Yıllardır yazıyorum.
Anladığım bir şey var.
İnsanlar inanmak istediklerine falan inanmıyorlar aslında, o kadar düşünecek zamanları da yok, anlamak için araştıracak zamanları da.
Kendi yaşam şekillerine göre inanmak istediklerinde seçici davranıyor; birileri ister düşünceli, ister düşüncesiz bir paylaşımda bulunsun, onun aktarıcılığını yapmak ya da birkaç değişiklikle aynı anlama gelebilecek cümleler kurmak birçok insanın işine geliyor.
Bu ülke insanın tek bir sorunu var, o da düşünmek.
Düşünmek en zor iştir.
Bizler hayal kuran, düşünceden uzaklaşan insanlarız.
Düşünmek yakıcı bir şeydir, insanı kavurur, yakmakla kalmaz, insanı yerinde durdurmayan, koşturan bir sorumluluk yükler.
Bütün samimiyetimle bir itirafta bulunuyorum: Elimde bütün çıplaklığıyla hakikat budur diye paylaştığım belgeleri gören kişilerden din alimi olan da oldu, yazar da, akademisyen de, siyasetçi de.
Aldığım cevaplar aşağı yukarı aynıydı; "Bizim bağın koruğu!"
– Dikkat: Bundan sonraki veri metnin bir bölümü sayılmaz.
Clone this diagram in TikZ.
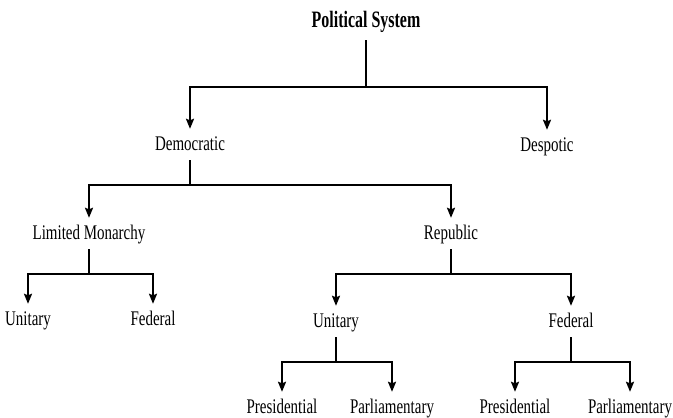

Herkesin oynayacağı bir lunaparkı var.
Oyuncak da var fazlasıyla, biriyle de yetinilmiyor, ayrıca ayıp bir şey tek yalana mahkum olmak bu yalan dünyada!
Din, felsefe, sanat, edebiyat düşüncenin değil meşhur olmanın, ahlakın değil ahlaksızlaşmanın referanslarını oluşturuyor.
Güzel konuşuyor, güzel yazıyor, güzel oynuyor dediğimiz birçok insanın ahlaklı bir yaşantısı yok maalesef.
Ahlak helalle yetinmektir sadece helal olanla!